==== The input ====

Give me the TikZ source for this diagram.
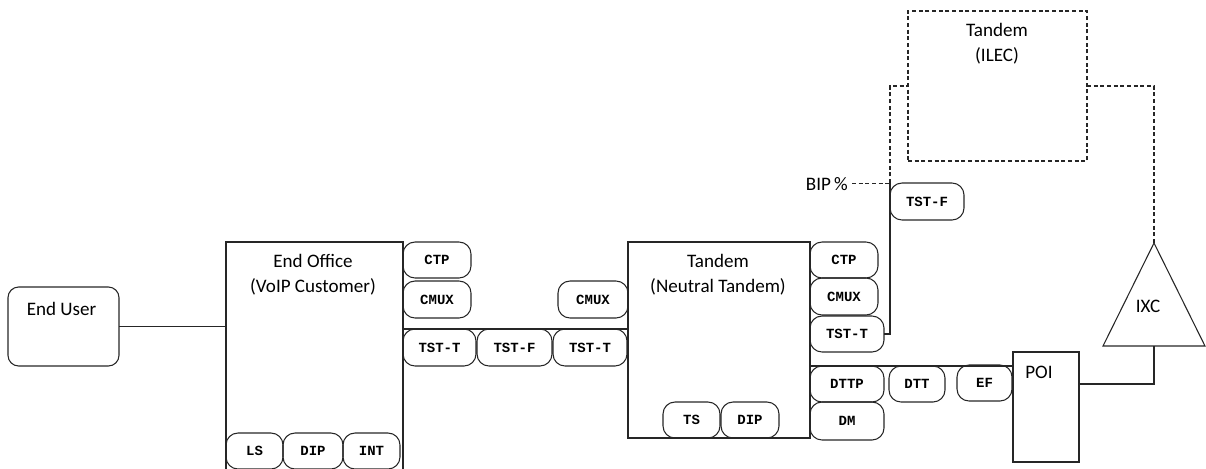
\documentclass[tikz,border=0pt]{standalone}
\usepackage{fontspec}
\setmainfont{Carlito}
\newfontfamily\monofont{Liberation Mono}
\usetikzlibrary{calc}
\tikzset{
  box/.style={draw=black!85, line width=0.8pt, inner sep=0pt, outer sep=0pt},
  pill/.style={box, rounded corners=9pt, font=\monofont\bfseries\fontsize{10.5}{12}\selectfont},
  ttl/.style={align=center, inner sep=0pt, font=\fontsize{14.3}{18.75}\selectfont},
  link/.style={draw=black!85, line width=0.8pt},
  dlink/.style={link, dash pattern=on 3pt off 2pt},
}
\newcommand{\blk}[6]{\node[#6, minimum width={(#4-#2)*0.75pt}, minimum height={(#5-#3)*0.75pt}] (#1) at ({(#2+#4)/2},{(#3+#5)/2}) {};}
\newcommand{\pill}[6]{\node[pill, minimum width={(#4-#2)*0.75pt}, minimum height={(#5-#3)*0.75pt}] (#1) at ({(#2+#4)/2},{(#3+#5)/2}) {#6};}

\begin{document}
\begin{tikzpicture}[x=0.75pt,y=-0.75pt]
    \useasboundingbox (0,0) rectangle (1206,468);
    \clip (0,0) rectangle (1206,468);

    % offices
    \blk{eu}{8}{287}{119}{366}{box, rounded corners=8pt}
    \node[ttl, anchor=base] (eutxt) at (61.5,315) {End User};
    \blk{eo}{226}{242}{403}{470}{box}
    \node[ttl, anchor=base] (eotxt) at (313,292.7) {End Office\\(VoIP Customer)};
    \blk{nt}{628}{242}{810}{438}{box}
    \node[ttl, anchor=base] (nttxt) at (718,292) {Tandem\\(Neutral Tandem)};
    \blk{ilec}{908}{11}{1087}{161}{box, dash pattern=on 3pt off 2pt}
    \node[ttl, anchor=base] (ilectxt) at (997,61.7) {Tandem\\(ILEC)};
    \blk{poi}{1013}{352}{1079}{462}{box}
    \node[ttl, anchor=base] (poitxt) at (1039,378) {POI};

    % IXC
    \coordinate (ixctop) at (1154,243);
    \coordinate (ixcbot) at (1154,346);
    \draw[link] (ixctop) -- (1205,346) -- (1103,346) -- cycle;
    \node[ttl, anchor=base] (ixctxt) at (1148,312) {IXC};

    % end office ports
    \pill{ctpa}{403}{242}{471}{278}{CTP}
    \pill{cmuxa}{403}{281}{471}{318}{CMUX}
    \pill{tsta}{403}{329}{476}{366}{TST-T}
    \pill{tstfa}{477}{329}{552}{366}{TST-F}
    \pill{tstb}{553}{329}{627}{366}{TST-T}
    \pill{cmuxb}{558}{281}{628}{318}{CMUX}
    \pill{ls}{226}{433}{283}{469}{LS}
    \pill{dipa}{283}{433}{343}{469}{DIP}
    \pill{int}{343}{433}{400}{469}{INT}

    % tandem ports
    \pill{ts}{663}{402}{720}{438}{TS}
    \pill{dipb}{721}{402}{779}{438}{DIP}
    \pill{ctpc}{810}{242}{878}{278}{CTP}
    \pill{cmuxc}{810}{278}{878}{315}{CMUX}
    \pill{tstc}{810}{316}{884}{352}{TST-T}
    \pill{dttp}{810}{366}{884}{402}{DTTP}
    \pill{dm}{810}{402}{884}{440}{DM}
    \pill{dtt}{889}{366}{945}{402}{DTT}
    \pill{ef}{957}{365}{1012}{401}{EF}
    \pill{tstfd}{890}{183}{964}{220}{TST-F}

    % BIP
    \node[ttl, anchor=base east] (bip) at (848,190) {BIP\,\%};

    % links
    \draw[link] (eu.east) -- (eu.east -| eo.west);
    \draw[link] (tsta.north west) -- (tstb.north east);
    \draw[link] (dttp.north west) -- (dttp.north west -| poi.west);
    \draw[link] (tstc.east) -| (tstfd.north west);
    \draw[link] ($(poi.north east)+(0,32)$) -| (ixcbot);
    \draw[dlink] (tstfd.north west) |- (ilec.west);
    \draw[dlink] (ilec.east) -| (ixctop);
    \draw[dlink] ([xshift=3pt]bip.east) -- (bip.east -| tstfd.west);
\end{tikzpicture}
\end{document}
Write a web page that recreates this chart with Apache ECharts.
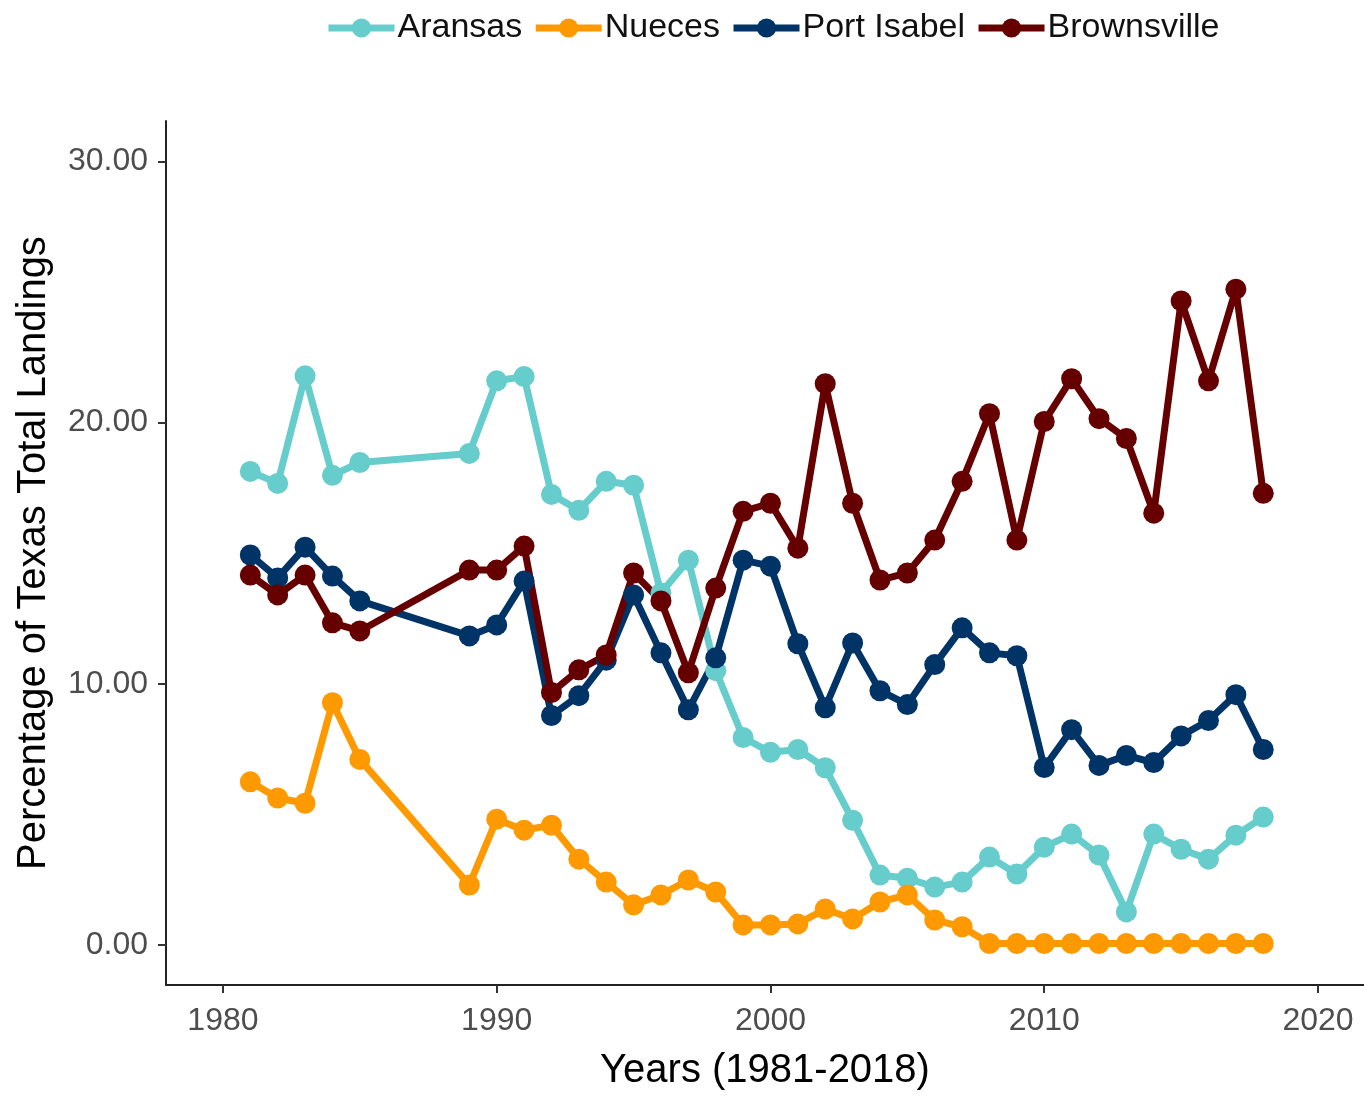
<!DOCTYPE html>
<html>
<head>
<meta charset="utf-8">
<script src="https://cdn.jsdelivr.net/npm/echarts@6/dist/echarts.min.js"></script>
<style>
html,body{margin:0;padding:0;background:#fff;}
#chart{width:1364px;height:1096px;}
</style>
</head>
<body>
<div id="chart"></div>
<script>
const years = [1981,1982,1983,1984,1985,1989,1990,1991,1992,1993,1994,1995,1996,1997,1998,1999,2000,2001,2002,2003,2004,2005,2006,2007,2008,2009,2010,2011,2012,2013,2014,2015,2016,2017,2018];
const aransas = [18.13,17.67,21.79,17.98,18.47,18.82,21.6,21.76,17.25,16.64,17.75,17.6,13.47,14.73,10.5,7.94,7.37,7.48,6.78,4.77,2.67,2.55,2.21,2.4,3.36,2.71,3.74,4.24,3.44,1.26,4.24,3.66,3.28,4.2,4.89];
const nueces = [6.24,5.62,5.42,9.27,7.1,2.29,4.81,4.39,4.58,3.28,2.4,1.53,1.91,2.48,2.02,0.76,0.76,0.8,1.37,0.99,1.64,1.91,0.95,0.69,0.05,0.05,0.05,0.05,0.05,0.05,0.05,0.05,0.05,0.05,0.05];
const portIsabel = [14.93,14.05,15.23,14.12,13.17,11.83,12.25,13.93,8.78,9.54,10.9,13.4,11.18,9.0,10.99,14.73,14.5,11.53,9.08,11.56,9.73,9.2,10.73,12.14,11.18,11.07,6.79,8.24,6.87,7.25,6.98,8.0,8.59,9.58,7.48];
const brownsville = [14.16,13.4,14.16,12.33,12.02,14.35,14.35,15.27,9.66,10.53,11.1,14.24,13.17,10.42,13.66,16.6,16.91,15.19,21.49,16.91,13.97,14.24,15.5,17.75,20.34,15.5,20.04,21.68,20.15,19.39,16.53,24.66,21.6,25.11,17.29];
const seriesNames = ['Aransas','Nueces','Port Isabel','Brownsville'];
const seriesColors = ['#66CCCC','#FF9900','#003366','#660000'];
const xTicks = [1980,1990,2000,2010,2020];
const yTicks = [0,10,20,30];

const allData = [aransas, nueces, portIsabel, brownsville];
const FONT = 'Liberation Sans, Arial, sans-serif';

const chart = echarts.init(document.getElementById('chart'));
chart.setOption({
  animation: false,
  backgroundColor: '#fff',
  textStyle: { fontFamily: FONT },
  legend: {
    top: 6,
    left: 320,
    itemWidth: 66,
    itemHeight: 24,
    itemGap: 10,
    lineStyle: { width: 7 },
    textStyle: { fontSize: 34, color: '#111', fontFamily: FONT, padding: [0, 0, 0, -2] },
    data: seriesNames
  },
  grid: { left: 166, top: 121, right: 0, bottom: 105, containLabel: false },
  xAxis: {
    type: 'value',
    min: 1977.92,
    max: 2021.68,
    name: 'Years (1981-2018)',
    nameLocation: 'middle',
    nameGap: 66,
    nameTextStyle: { fontSize: 40, color: '#000', fontFamily: FONT },
    axisLine: { show: true, onZero: false, lineStyle: { color: '#222', width: 2 } },
    axisTick: { show: true, length: 8, customValues: xTicks, lineStyle: { color: '#333', width: 2 } },
    axisLabel: { customValues: xTicks, fontSize: 32, color: '#4d4d4d', margin: 20, fontFamily: FONT,
      formatter: v => String(v) },
    splitLine: { show: false }
  },
  yAxis: {
    type: 'value',
    min: -1.54,
    max: 31.55,
    name: 'Percentage of Texas Total Landings',
    nameLocation: 'middle',
    nameGap: 112,
    nameTextStyle: { fontSize: 40, color: '#000', fontFamily: FONT },
    axisLine: { show: true, onZero: false, lineStyle: { color: '#222', width: 2 } },
    axisTick: { show: true, length: 8, customValues: yTicks, lineStyle: { color: '#333', width: 2 } },
    axisLabel: { customValues: yTicks, fontSize: 32, color: '#4d4d4d', margin: 18, fontFamily: FONT,
      formatter: v => Number(v).toFixed(2) },
    splitLine: { show: false }
  },
  series: seriesNames.map((name, i) => ({
    name,
    type: 'line',
    data: years.map((y, j) => [y, allData[i][j]]),
    symbol: 'circle',
    symbolSize: 21,
    showAllSymbol: true,
    lineStyle: { width: 7, color: seriesColors[i] },
    itemStyle: { color: seriesColors[i] },
    color: seriesColors[i]
  }))
});
</script>
</body>
</html>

====

Written request: Pick out the lines containing the string "this" and show them.

Correct output:
Give me the TikZ source for this diagram.
Write a web page that recreates this chart with Apache ECharts.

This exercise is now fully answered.